**Task instructions:**
Starting at the line containing "Convert this chart to Plotly code." and ending at the line containing "import plotly.graph_objects as go", reproduce each line exactly as written, with both end lines included and all pictures omitted.

**Records for this exercise:**
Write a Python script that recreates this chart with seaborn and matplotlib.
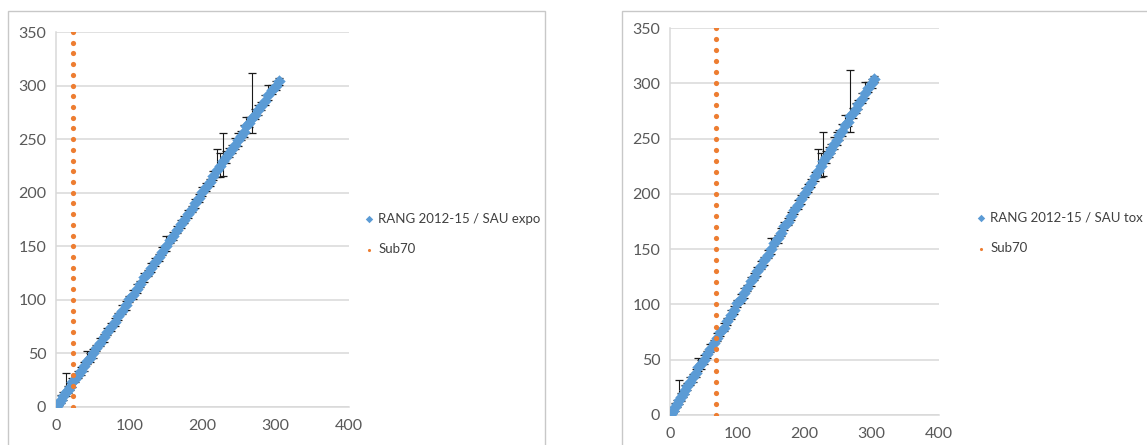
import numpy as np
import pandas as pd
import matplotlib
matplotlib.use("Agg")
import matplotlib.pyplot as plt
from matplotlib.patches import Rectangle
import seaborn as sns

# RANG 2012-15 vs SAU (same cloud on both panels)
rang_x = [1, 4, 7, 10, 13, 16, 19, 22, 26, 30, 34, 38, 42, 46, 50, 55, 60, 65,
          70, 75, 80, 85, 90, 95, 100, 105, 110, 115, 120, 125, 130, 135, 140,
          145, 150, 155, 160, 165, 170, 175, 180, 185, 190, 195, 200, 205, 210,
          215, 220, 224, 228, 232, 236, 240, 244, 248, 252, 256, 260, 264, 268,
          272, 276, 280, 285, 290, 295, 300, 304]
rang_y = [1, 4, 7, 10, 14, 16, 19, 23, 26, 30, 34, 38, 43, 46, 50, 55, 60, 65,
          70, 75, 79, 85, 90, 95, 101, 105, 110, 115, 121, 125, 130, 135, 140,
          145, 150, 156, 160, 165, 171, 175, 180, 185, 190, 195, 201, 205, 210,
          216, 221, 225, 230, 233, 237, 241, 245, 249, 253, 257, 262, 265, 270,
          273, 277, 281, 286, 291, 296, 300, 304]
err_lo = [1, 2, 3, 3, 4, 3, 3, 4, 3, 3, 4, 4, 3, 4, 4, 3, 3, 4,
          3, 4, 3, 4, 3, 4, 3, 4, 4, 3, 4, 3, 4, 3, 4,
          3, 4, 3, 4, 3, 4, 3, 4, 3, 4, 4, 4, 3, 4,
          4, 6, 10, 14, 5, 4, 4, 4, 5, 4, 5, 6, 4, 14,
          4, 4, 4, 4, 4, 4, 4, 3]
err_hi = [1, 3, 4, 4, 18, 4, 3, 4, 3, 4, 3, 4, 9, 4, 4, 3, 4, 3,
          4, 3, 4, 3, 5, 4, 3, 4, 5, 3, 4, 3, 4, 4, 3,
          4, 10, 4, 3, 4, 4, 3, 4, 3, 4, 4, 4, 4, 3,
          4, 20, 12, 26, 6, 5, 4, 6, 7, 5, 6, 9, 6, 42,
          5, 5, 4, 5, 10, 5, 4, 3]

sub70_y = [0, 10, 20, 30, 40, 50, 60, 70, 80, 90, 100, 110, 120, 130, 140, 150,
           160, 170, 180, 190, 200, 210, 220, 230, 240, 250, 260, 270, 280, 290,
           300, 310, 320, 330, 340, 350]
sub70_x = {"expo": 23, "tox": 68}

labels = {"expo": "RANG 2012-15 / SAU expo", "tox": "RANG 2012-15 / SAU tox"}
ticks_x = [0, 100, 200, 300, 400]
ticks_y = [0, 50, 100, 150, 200, 250, 300, 350]

blue = "#5B9BD5"
orange = "#ED7D31"
grey_txt = "#595959"

sns.set_style("white")
plt.rcParams["font.family"] = ["Lato", "DejaVu Sans"]

fig = plt.figure(figsize=(11.47, 4.45), dpi=100)
W, H = 1147, 445

# outer chart frames
for x0, x1 in [(8, 545), (622, 1160)]:
    fig.add_artist(Rectangle((x0 / W, -0.05), (x1 - x0) / W, 1.05 - 11 / H,
                             transform=fig.transFigure, fill=False,
                             ec="#c8c8c8", lw=1))

panels = [
    ("expo", [56 / W, (445 - 407) / H, 293 / W, 375 / H], (360 / W, 1 - 234 / H)),
    ("tox", [670 / W, (445 - 415) / H, 269 / W, 387 / H], (972 / W, 1 - 233 / H)),
]

rang = pd.DataFrame({"x": rang_x, "y": rang_y})

for key, rect, leg_pos in panels:
    ax = fig.add_axes(rect)
    ax.errorbar(rang["x"], rang["y"], yerr=[err_lo, err_hi], fmt="none",
                ecolor="#1a1a1a", elinewidth=0.8, capsize=3, capthick=0.9,
                zorder=2)
    sns.scatterplot(data=rang, x="x", y="y", marker="D", s=40, color=blue,
                    edgecolor=blue, linewidth=0, ax=ax, zorder=3,
                    label=labels[key])
    sub = pd.DataFrame({"x": [sub70_x[key]] * len(sub70_y), "y": sub70_y})
    sns.scatterplot(data=sub, x="x", y="y", marker="o", s=14, color=orange,
                    edgecolor=orange, linewidth=0, ax=ax, zorder=4,
                    label="Sub70")

    ax.set_xlim(0, 400)
    ax.set_ylim(0, 350)
    ax.set_xticks(ticks_x)
    ax.set_yticks(ticks_y)
    ax.set_xlabel("")
    ax.set_ylabel("")
    ax.yaxis.grid(True, color="#d9d9d9", lw=1.1)
    ax.set_axisbelow(True)
    for s in ["top", "right"]:
        ax.spines[s].set_visible(False)
    for s in ["left", "bottom"]:
        ax.spines[s].set_color("#d9d9d9")
        ax.spines[s].set_linewidth(1.1)
    ax.tick_params(axis="both", labelsize=11.5, labelcolor=grey_txt,
                   color="#d9d9d9", length=4, width=1.1, direction="out")
    ax.tick_params(axis="x", pad=5)
    ax.tick_params(axis="y", pad=3)

    ax.legend(loc="center left", bbox_to_anchor=leg_pos,
              bbox_transform=fig.transFigure, frameon=False, fontsize=9.5,
              handlelength=0.5, handletextpad=0.5, labelspacing=1.4,
              borderaxespad=0, labelcolor="#404040", markerscale=0.6)

fig.savefig("out.png", dpi=100)
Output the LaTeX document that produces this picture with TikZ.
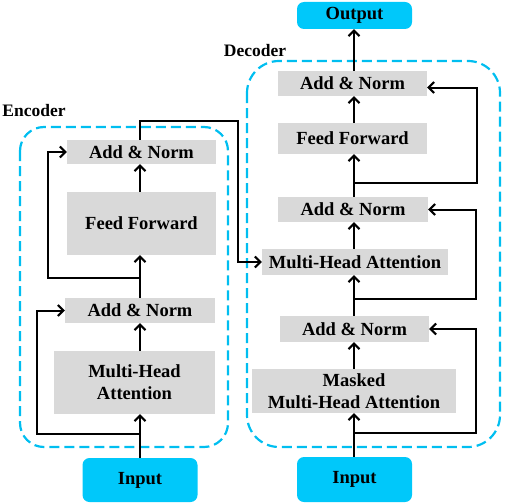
\documentclass[tikz,border=0pt]{standalone}
\usepackage{fontspec}
\setmainfont{Liberation Serif}
\usetikzlibrary{arrows.meta}
\definecolor{gfill}{RGB}{217,217,217}
\definecolor{cfill}{RGB}{0,200,250}
\definecolor{cdash}{RGB}{0,190,240}
\tikzset{
  blk/.style={fill=gfill, draw=none, inner sep=0pt, align=center, font=\bfseries\fontsize{18.5}{22}\selectfont},
  io/.style={fill=cfill, draw=none, rounded corners=7pt, inner sep=0pt, font=\bfseries\fontsize{18.5}{22}\selectfont},
  lbl/.style={inner sep=0pt, font=\bfseries\fontsize{17.5}{21}\selectfont},
  arr/.style={-{Straight Barb[length=5.5pt,width=11pt]}, line width=2pt, black},
  grp/.style={draw=cdash, dashed, dash pattern=on 10pt off 5pt, line width=2.2pt}
}
\begin{document}
\begin{tikzpicture}[x=1pt,y=-1pt]
\useasboundingbox (0,0) rectangle (505,503);
% group frames
\draw[grp, rounded corners=24pt] (20,127) rectangle (228,447);
\draw[grp, rounded corners=32pt] (247,61) rectangle (500,447);
\node[lbl] (elbl) at (34,111) {Encoder};
\node[lbl] (dlbl) at (255,51) {Decoder};
% encoder
\node[blk, minimum width=149pt, minimum height=24pt] (eAN2) at (141.5,152) {Add \& Norm};
\node[blk, minimum width=149pt, minimum height=63pt] (eFF) at (141.5,223.5) {Feed Forward};
\node[blk, minimum width=150pt, minimum height=25pt] (eAN1) at (140,310.5) {Add \& Norm};
\node[blk, minimum width=161pt, minimum height=63pt] (eMHA) at (134.5,382.5) {Multi-Head\\Attention};
\node[io, minimum width=115pt, minimum height=44pt] (eIn) at (140,480) {Input};
% decoder
\node[io, minimum width=115pt, minimum height=27pt] (dOut) at (354.5,15.5) {Output};
\node[blk, minimum width=149pt, minimum height=25pt] (dAN3) at (352.5,83.5) {Add \& Norm};
\node[blk, minimum width=149pt, minimum height=31pt] (dFF) at (352.5,138.5) {Feed Forward};
\node[blk, minimum width=150pt, minimum height=25pt] (dAN2) at (353,209.5) {Add \& Norm};
\node[blk, minimum width=186pt, minimum height=26pt] (dMHA) at (355,262) {Multi-Head Attention};
\node[blk, minimum width=149pt, minimum height=26pt] (dAN1) at (354.5,329) {Add \& Norm};
\node[blk, minimum width=204pt, minimum height=44pt] (dMMHA) at (354,391) {Masked\\Multi-Head Attention};
\node[io, minimum width=115pt, minimum height=45pt] (dIn) at (354.5,479.5) {Input};
% encoder main flow
\coordinate (ex) at (140,0);
\draw[arr] (ex |- eIn.north) -- (ex |- eMHA.south);
\draw[arr] (ex |- eMHA.north) -- (ex |- eAN1.south);
\draw[arr] (ex |- eAN1.north) -- (ex |- eFF.south);
\draw[arr] (ex |- eFF.north) -- (ex |- eAN2.south);
% encoder residuals
\coordinate (er1) at (140,434);
\coordinate (er2) at (140,278);
\draw[arr] (er1) -- (37,434) |- (eAN1.west);
\draw[arr] (er2) -- (48,278) |- (eAN2.west);
% encoder to decoder
\coordinate (ec) at (238,121);
\draw[arr] (ex |- eAN2.north) |- (ec) |- (dMHA.west);
% decoder main flow
\coordinate (dx) at (354,0);
\draw[arr] (dx |- dIn.north) -- (dx |- dMMHA.south);
\draw[arr] (dx |- dMMHA.north) -- (dx |- dAN1.south);
\draw[arr] (dx |- dAN1.north) -- (dx |- dMHA.south);
\draw[arr] (dx |- dMHA.north) -- (dx |- dAN2.south);
\draw[arr] (dx |- dAN2.north) -- (dx |- dFF.south);
\draw[arr] (dx |- dFF.north) -- (dx |- dAN3.south);
\draw[arr] (dx |- dAN3.north) -- (dx |- dOut.south);
% decoder residuals
\coordinate (dr1) at (354,433);
\coordinate (dr2) at (354,299);
\coordinate (dr3) at (354,183);
\draw[arr] (dr1) -- (476,433) |- (dAN1.east);
\draw[arr] (dr2) -- (476,299) |- (dAN2.east);
\draw[arr] (dr3) -- (477,183) |- ([yshift=-4pt]dAN3.east);
\end{tikzpicture}
\end{document}
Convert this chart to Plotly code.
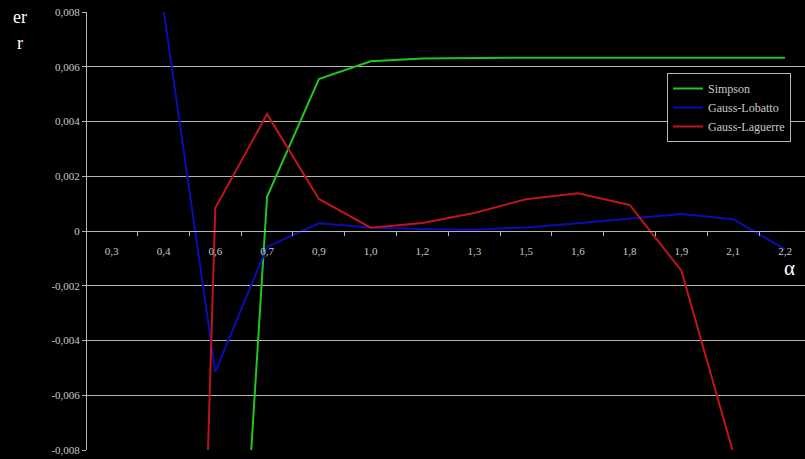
import plotly.graph_objects as go

categories = ["0,3", "0,4", "0,6", "0,7", "0,9", "1,0", "1,2", "1,3", "1,5", "1,6", "1,8", "1,9", "2,1", "2,2"]
simpson = [None, None, -0.029, 0.00125, 0.00555, 0.0062, 0.0063, 0.00632, 0.00633, 0.00633, 0.00633, 0.00633, 0.00633, 0.00633]
gauss_lobatto = [None, 0.0081, -0.00515, -0.00058, 0.00028, 0.00013, 0.00007, 0.00005, 0.00013, 0.00028, 0.00046, 0.00062, 0.00043, -0.00067]
gauss_laguerre = [None, -0.062, 0.00084, 0.00427, 0.00117, 0.00012, 0.00029, 0.00066, 0.00116, 0.00138, 0.00095, -0.00145, -0.0081, None]
y_ticks = [-0.008, -0.006, -0.004, -0.002, 0, 0.002, 0.004, 0.006, 0.008]
y_ticktext = ["-0,008", "-0,006", "-0,004", "-0,002", "0", "0,002", "0,004", "0,006", "0,008"]

x_idx = list(range(len(categories)))
W, H = 805, 459
ml, mr, mt, mb = 87, 0, 12, 9
grey = "#b4b4b4"
txt = "#c8c8c8"
font = "Liberation Serif"
PW, PH = W - ml - mr, H - mt - mb

fig = go.Figure()
fig.add_trace(go.Scatter(x=x_idx, y=simpson, mode="lines", name="Simpson",
                         line=dict(color="#22c41e", width=2), connectgaps=False))
fig.add_trace(go.Scatter(x=x_idx, y=gauss_lobatto, mode="lines", name="Gauss-Lobatto",
                         line=dict(color="#0c0cb4", width=2), connectgaps=False))
fig.add_trace(go.Scatter(x=x_idx, y=gauss_laguerre, mode="lines", name="Gauss-Laguerre",
                         line=dict(color="#c0141c", width=2), connectgaps=False))

fig.update_layout(
    width=W, height=H,
    margin=dict(l=ml, r=mr, t=mt, b=mb, pad=0, autoexpand=False),
    paper_bgcolor="black", plot_bgcolor="black",
    font=dict(family=font, color=txt, size=11),
    showlegend=True,
    legend=dict(x=(667 - ml) / PW, y=(H - mb - 73) / PH,
                xanchor="left", yanchor="top",
                bgcolor="black", bordercolor=grey, borderwidth=1,
                font=dict(family=font, size=12, color=txt),
                itemwidth=30, tracegroupgap=0),
    xaxis=dict(range=[-0.477, 13.386], tickmode="array", tickvals=x_idx, ticktext=categories,
               showgrid=False, zeroline=False, showline=True, linecolor=grey, linewidth=1,
               anchor="free", position=0.5, ticks="", ticklabelstandoff=10,
               tickfont=dict(family=font, size=11, color=txt),
               minor=dict(tick0=0.5, dtick=1, ticks="outside", ticklen=4, tickcolor=grey, showgrid=False)),
    yaxis=dict(range=[-0.008, 0.008], tickmode="array", tickvals=y_ticks, ticktext=y_ticktext,
               showgrid=True, gridcolor=grey, gridwidth=1, zeroline=False,
               showline=True, linecolor=grey, linewidth=1,
               ticks="outside", ticklen=4, tickcolor=grey,
               tickfont=dict(family=font, size=11, color=txt)),
)

fig.add_annotation(text="er", xref="paper", yref="paper", x=(20 - ml) / PW,
                   y=(H - mb - 17) / PH, showarrow=False, xanchor="center", yanchor="middle",
                   font=dict(family=font, size=18, color="white"))
fig.add_annotation(text="r", xref="paper", yref="paper", x=(20 - ml) / PW,
                   y=(H - mb - 43) / PH, showarrow=False, xanchor="center", yanchor="middle",
                   font=dict(family=font, size=18, color="white"))
fig.add_annotation(text="α", xref="paper", yref="paper", x=(789 - ml) / PW,
                   y=(H - mb - 268) / PH, showarrow=False, xanchor="center", yanchor="middle",
                   font=dict(family=font, size=21, color="white"))

fig.write_html("out.html", config={"displayModeBar": False},
               post_script="document.body.style.margin='0';document.body.style.background='black';")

**Written solution:**
Convert this chart to Plotly code.
import plotly.graph_objects as go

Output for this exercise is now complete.